**Brief**:
Take the lines from the beginning of the material through the line containing "import numpy as np" and retype them exactly, leaving the pictures out.

━━━

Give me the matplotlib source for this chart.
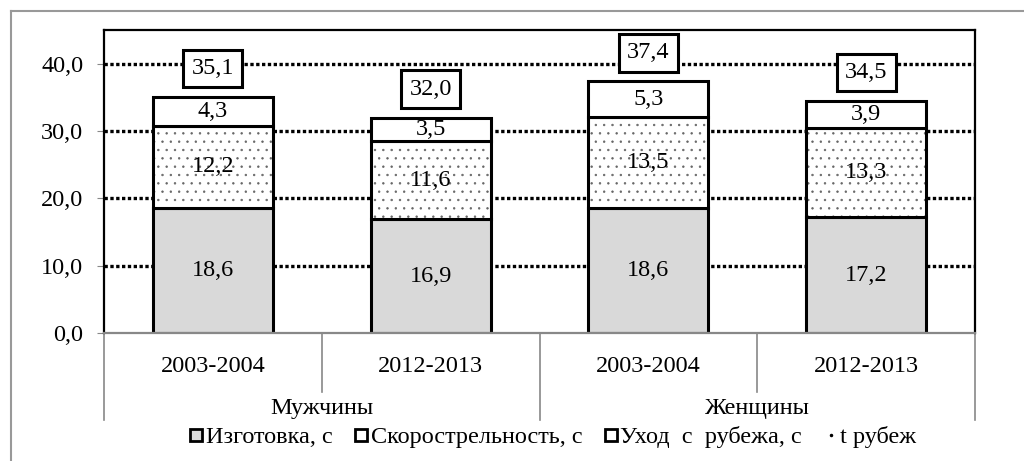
import matplotlib
matplotlib.use('Agg')
import matplotlib.pyplot as plt
from matplotlib.lines import Line2D
import numpy as np

plt.rcParams['font.family'] = ['Liberation Serif', 'DejaVu Serif']
plt.rcParams['hatch.linewidth'] = 0.5

# данные
years = ['2003-2004', '2012-2013', '2003-2004', '2012-2013']
groups = ['Мужчины', 'Женщины']
izgotovka = [18.6, 16.9, 18.6, 17.2]
skorostr = [12.2, 11.6, 13.5, 13.3]
uhod = [4.3, 3.5, 5.3, 3.9]
t_rubezh = [35.1, 32.0, 37.4, 34.5]

labels_legend = ['Изготовка, с', 'Скорострельность, с', 'Уход  с  рубежа, с', 't рубеж']


def fmt(v):
    return f'{v:.1f}'.replace('.', ',')


fig = plt.figure(figsize=(10.24, 4.61), dpi=100)
ax = fig.add_axes([104 / 1024, 1 - 333 / 461, (975 - 104) / 1024, (333 - 30) / 461])

x = np.arange(len(years))
w = 0.55
fs = 17.5

# сетка
for v in [10, 20, 30, 40]:
    ax.axhline(v, color='black', lw=2.4, ls=(0, (1, 0.75)), zorder=0)

ax.bar(x, izgotovka, w, color='#d9d9d9', edgecolor='black', lw=2.2, zorder=2)
# точечная штриховка серым, контур отдельно
ax.bar(x, skorostr, w, bottom=izgotovka, color='white', edgecolor='#666666',
       lw=0, hatch='..', zorder=2)
ax.bar(x, skorostr, w, bottom=izgotovka, fill=False, edgecolor='black', lw=2.2, zorder=3)
bot3 = [a + b for a, b in zip(izgotovka, skorostr)]
ax.bar(x, uhod, w, bottom=bot3, color='white', edgecolor='black', lw=2.2, zorder=3)

for i in range(len(x)):
    ax.text(x[i], izgotovka[i] / 2, fmt(izgotovka[i]), ha='center', va='center',
            fontsize=fs, zorder=5)
    ax.text(x[i], izgotovka[i] + skorostr[i] / 2, fmt(skorostr[i]), ha='center',
            va='center', fontsize=fs, zorder=5)
    ax.text(x[i], bot3[i] + uhod[i] / 2, fmt(uhod[i]), ha='center', va='center',
            fontsize=fs, zorder=5)
    ax.text(x[i], t_rubezh[i] + 4.2, fmt(t_rubezh[i]), ha='center', va='center',
            fontsize=fs, zorder=5,
            bbox=dict(boxstyle='square,pad=0.34', fc='white', ec='black', lw=2.2))

ax.set_xlim(-0.5, 3.5)
ax.set_ylim(0, 45)
ax.set_yticks([0, 10, 20, 30, 40])
ax.set_yticklabels([fmt(v) for v in [0, 10, 20, 30, 40]], fontsize=fs)
ax.tick_params(axis='y', length=5, color='#888888', pad=10)
ax.set_xticks([])

for s in ['top', 'right', 'left']:
    ax.spines[s].set_color('black')
    ax.spines[s].set_linewidth(1.6)
ax.spines['bottom'].set_color('#888888')
ax.spines['bottom'].set_linewidth(1.6)

# подписи категорий
trans = ax.get_xaxis_transform()
for i, yl in enumerate(years):
    ax.text(x[i], -0.11, yl, transform=trans, ha='center', va='center', fontsize=fs)
for j, g in enumerate(groups):
    ax.text(2 * j + 0.5, -0.25, g, transform=trans, ha='center', va='center', fontsize=fs)

for xs in [-0.5, 1.5, 3.5]:
    ax.plot([xs, xs], [0, -0.287], transform=trans, color='#888888', lw=1.2, clip_on=False)
for xs in [0.5, 2.5]:
    ax.plot([xs, xs], [0, -0.195], transform=trans, color='#888888', lw=1.2, clip_on=False)

# легенда
handles = [
    Line2D([], [], ls='none', marker='s', ms=8, mfc='#d9d9d9', mec='black', mew=2),
    Line2D([], [], ls='none', marker='s', ms=8, mfc='white', mec='black', mew=2),
    Line2D([], [], ls='none', marker='s', ms=8, mfc='white', mec='black', mew=2),
    Line2D([], [], ls='none', marker='.', ms=3, color='black'),
]
fig.legend(handles, labels_legend, loc='center', bbox_to_anchor=(553 / 1024, 1 - 437 / 461),
           ncol=4, frameon=False, fontsize=fs, handlelength=0.55, handletextpad=0.12,
           columnspacing=0.9, borderaxespad=0)

# рамка диаграммы
fig.add_artist(Line2D([11 / 1024, 11 / 1024], [0, 1 - 11 / 461], color='#999999', lw=1.5))
fig.add_artist(Line2D([11 / 1024, 1], [1 - 11 / 461, 1 - 11 / 461], color='#999999', lw=1.5))

fig.savefig('out.png', dpi=100)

━━━

**Output below**:
Give me the matplotlib source for this chart.
import matplotlib
matplotlib.use('Agg')
import matplotlib.pyplot as plt
from matplotlib.lines import Line2D
import numpy as np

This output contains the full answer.